Montage Switching as a Recording Skill

A montage is the specific arrangement of electrode derivations displayed on the tracing. ACNS recommends recording with multiple montages so findings can be confirmed and localized; the technologist actively switches montages during the study rather than relying on a single view.

• Longitudinal bipolar ("double banana"): Chains electrodes front-to-back. Localizes a focal abnormality by phase reversal.
• Transverse bipolar: Chains electrodes side-to-side across the head. Useful for confirming midline or lateralized findings.
• Referential (e.g., to a common or averaged reference, or ear/mastoid): Shows the true amplitude and field of a discharge; helpful when bipolar cancellation hides a broad field.

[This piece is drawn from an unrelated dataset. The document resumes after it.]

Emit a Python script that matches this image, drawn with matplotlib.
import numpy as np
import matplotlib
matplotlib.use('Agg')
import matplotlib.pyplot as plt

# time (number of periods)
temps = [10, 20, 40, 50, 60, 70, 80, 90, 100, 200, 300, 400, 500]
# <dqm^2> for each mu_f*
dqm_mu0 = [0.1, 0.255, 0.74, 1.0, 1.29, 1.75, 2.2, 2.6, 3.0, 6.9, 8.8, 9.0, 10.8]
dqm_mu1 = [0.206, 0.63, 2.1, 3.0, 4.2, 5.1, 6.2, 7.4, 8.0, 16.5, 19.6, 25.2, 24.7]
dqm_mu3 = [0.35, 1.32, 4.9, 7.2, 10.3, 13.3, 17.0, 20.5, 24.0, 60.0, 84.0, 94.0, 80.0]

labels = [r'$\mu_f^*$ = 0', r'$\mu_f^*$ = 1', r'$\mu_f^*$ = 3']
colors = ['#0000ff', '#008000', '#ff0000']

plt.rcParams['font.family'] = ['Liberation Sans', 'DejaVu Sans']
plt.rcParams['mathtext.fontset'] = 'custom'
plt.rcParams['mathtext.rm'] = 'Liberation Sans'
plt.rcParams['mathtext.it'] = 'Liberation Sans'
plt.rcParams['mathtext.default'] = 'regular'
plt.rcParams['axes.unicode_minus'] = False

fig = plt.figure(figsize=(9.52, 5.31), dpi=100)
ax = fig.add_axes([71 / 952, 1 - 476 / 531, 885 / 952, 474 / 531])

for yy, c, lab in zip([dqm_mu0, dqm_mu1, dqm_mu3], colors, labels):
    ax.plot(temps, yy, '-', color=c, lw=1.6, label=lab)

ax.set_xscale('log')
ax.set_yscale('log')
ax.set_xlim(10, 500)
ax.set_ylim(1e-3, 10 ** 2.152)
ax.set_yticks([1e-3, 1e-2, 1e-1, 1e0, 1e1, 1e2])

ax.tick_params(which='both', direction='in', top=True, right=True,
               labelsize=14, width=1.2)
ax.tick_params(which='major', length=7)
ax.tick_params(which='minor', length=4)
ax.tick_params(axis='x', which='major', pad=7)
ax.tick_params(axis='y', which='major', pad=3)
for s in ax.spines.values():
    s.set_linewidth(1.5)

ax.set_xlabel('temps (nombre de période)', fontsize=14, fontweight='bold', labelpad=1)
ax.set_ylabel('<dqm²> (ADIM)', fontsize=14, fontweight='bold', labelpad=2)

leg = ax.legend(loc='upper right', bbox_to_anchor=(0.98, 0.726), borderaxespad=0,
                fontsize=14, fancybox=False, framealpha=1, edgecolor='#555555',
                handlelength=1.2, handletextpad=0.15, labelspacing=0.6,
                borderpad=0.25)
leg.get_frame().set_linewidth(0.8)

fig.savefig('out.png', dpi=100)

When a possible focal sharp wave appears in longitudinal bipolar, a skilled technologist switches to a transverse and a referential montage to confirm it is cerebral and to better define its field. Recognizing that bipolar montages can cancel a widespread field while a referential montage reveals it is a frequently tested concept.

Optimizing the Recording

Optimization is continuous, not a one-time setup:

• Maintain low, balanced impedances and repair drifting or popping electrodes promptly.
• Adjust sensitivity (gain) so waveforms are readable without clipping; reduce sensitivity for very high-amplitude tracings (e.g., children) and increase it for low-amplitude records.
• Use filters appropriately: a low-frequency filter (high-pass, e.g., ~1 Hz) reduces slow sweat/movement drift, and a high-frequency filter (low-pass, e.g., ~70 Hz) reduces muscle artifact — but document every filter change because aggressive filtering can hide real slow or fast activity.
• Apply a notch (60 Hz) filter only when 60 Hz interference cannot be eliminated by fixing electrodes and grounding.

The exam emphasizes that filters and notch should mask artifact only after the source is addressed, never as a first response, because they can also distort genuine EEG.

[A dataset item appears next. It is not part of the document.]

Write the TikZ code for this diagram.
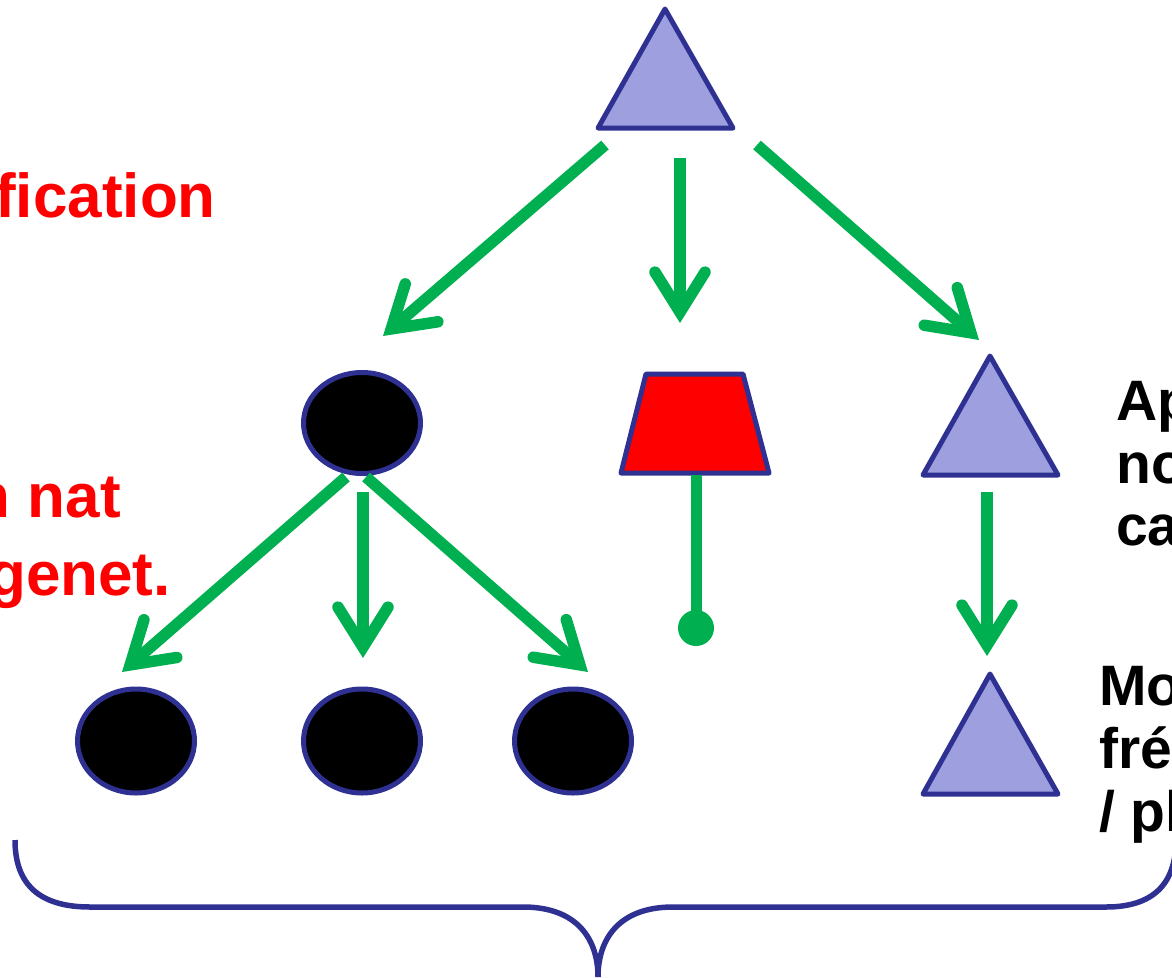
\documentclass[tikz,border=0pt]{standalone}
\usepackage{fontspec}
\setmainfont{Liberation Sans}
\usetikzlibrary{arrows.meta,shapes.geometric}
\definecolor{ggreen}{HTML}{00B050}
\definecolor{dblue}{HTML}{2E3192}
\definecolor{lav}{HTML}{9D9FDE}
\definecolor{rred}{HTML}{FF0000}
\begin{document}
\begin{tikzpicture}[x=1pt,y=-1pt,
 shapeline/.style={draw=dblue,line width=5pt,line join=round},
 tri/.style={shapeline,fill=lav},
 blob/.style={ellipse,shapeline,fill=black,minimum width=117pt,minimum height=101pt,inner sep=0pt},
 conn/.style={draw=ggreen,line width=11.5pt,-{Straight Barb[length=40pt,width=50pt,line cap=round,line join=miter]}},
 redtxt/.style={text=rred,font=\fontsize{62}{70}\selectfont\bfseries,inner sep=0pt,anchor=base east},
 blktxt/.style={text=black,font=\fontsize{57}{63}\selectfont\bfseries,inner sep=0pt,anchor=base west},
]
\useasboundingbox (0,0) rectangle (1172,977);

% triangles
\draw[tri] (665,9) coordinate (t1) -- (733,128) -- (598,128) -- cycle;
\draw[tri] (990,356) coordinate (t2) -- (1058,475) -- (923,475) -- cycle;
\draw[tri] (990,674) coordinate (t3) -- (1058,794) -- (923,794) -- cycle;

% ellipses
\node[blob] (e0) at (362,423) {};
\node[blob,minimum height=104pt] (e1) at (136,741) {};
\node[blob,minimum height=104pt] (e2) at (362,741) {};
\node[blob,minimum height=104pt] (e3) at (573,741) {};

% trapezoid
\draw[shapeline,fill=rred] (646,374) coordinate (trtl) -- (743,374) -- (769,473) -- (621,473) -- cycle;
\coordinate (trb) at (696,475);
\coordinate (dot) at (696,628);
\draw[ggreen,line width=11pt] (trb) -- (dot);
\fill[ggreen] (dot) circle (18pt);

% arrow end points
\coordinate (a1s) at (605,145); \coordinate (a1e) at (383,336);
\coordinate (a2s) at (680,158); \coordinate (a2e) at (680,323);
\coordinate (a3s) at (757,145); \coordinate (a3e) at (979,340);
\coordinate (a4s) at (987,492); \coordinate (a4e) at (987,656);
\coordinate (a5s) at (346,477); \coordinate (a5e) at (122,672);
\coordinate (a6s) at (363,492); \coordinate (a6e) at (363,658);
\coordinate (a7s) at (366,477); \coordinate (a7e) at (588,672);
\foreach \i in {1,...,7} {\draw[conn] (a\i s) -- (a\i e);}

% brace
\coordinate (bl) at (15,840);
\coordinate (bt) at (598,977);
\coordinate (br) at (1176,840);
\draw[dblue,line width=5.5pt] (bl) .. controls (15,885) and (40,907) .. (90,907) -- (523,907)
  .. controls (578,907) and (598,940) .. (bt)
  .. controls (598,940) and (618,907) .. (673,907) -- (1106,907)
  .. controls (1152,907) and (1176,885) .. (br);

% red texts
\node[redtxt] (r1) at (216,217) {fication};
\node[redtxt] (r2) at (121,517) {n nat};
\node[redtxt] (r3) at (171,595) {genet.};

% black texts
\node[blktxt] (b1) at (1116,420) {Ap};
\node[blktxt] (b2) at (1116,483) {no};
\node[blktxt] (b3) at (1116,545) {ca};
\node[blktxt] (b4) at (1099,705) {Mo};
\node[blktxt] (b5) at (1099,768) {fré};
\node[blktxt] (b6) at (1099,831) {/ pl};
\end{tikzpicture}
\end{document}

Ictal Documentation Responsibilities

During any clinical event the technologist becomes the primary documenter of the ictal (seizure) record. The expected actions:

1. Mark the time the event begins on the tracing.
2. Test and document responsiveness: call the patient's name, give simple commands, test memory (a word to recall), and assess language.
3. Describe semiology: where movements start, spread, eye/head deviation, automatisms, posturing, incontinence, and duration.
4. Optimize the recording: switch to a montage that better localizes onset, adjust sensitivity, reduce avoidable artifact, and ensure the patient is safe.
5. Document the postictal state and when the patient returns to baseline.

Patient safety always comes before perfect signal quality — but a calm technologist can usually do both. Accurate ictal documentation directly determines whether the event can be classified and localized.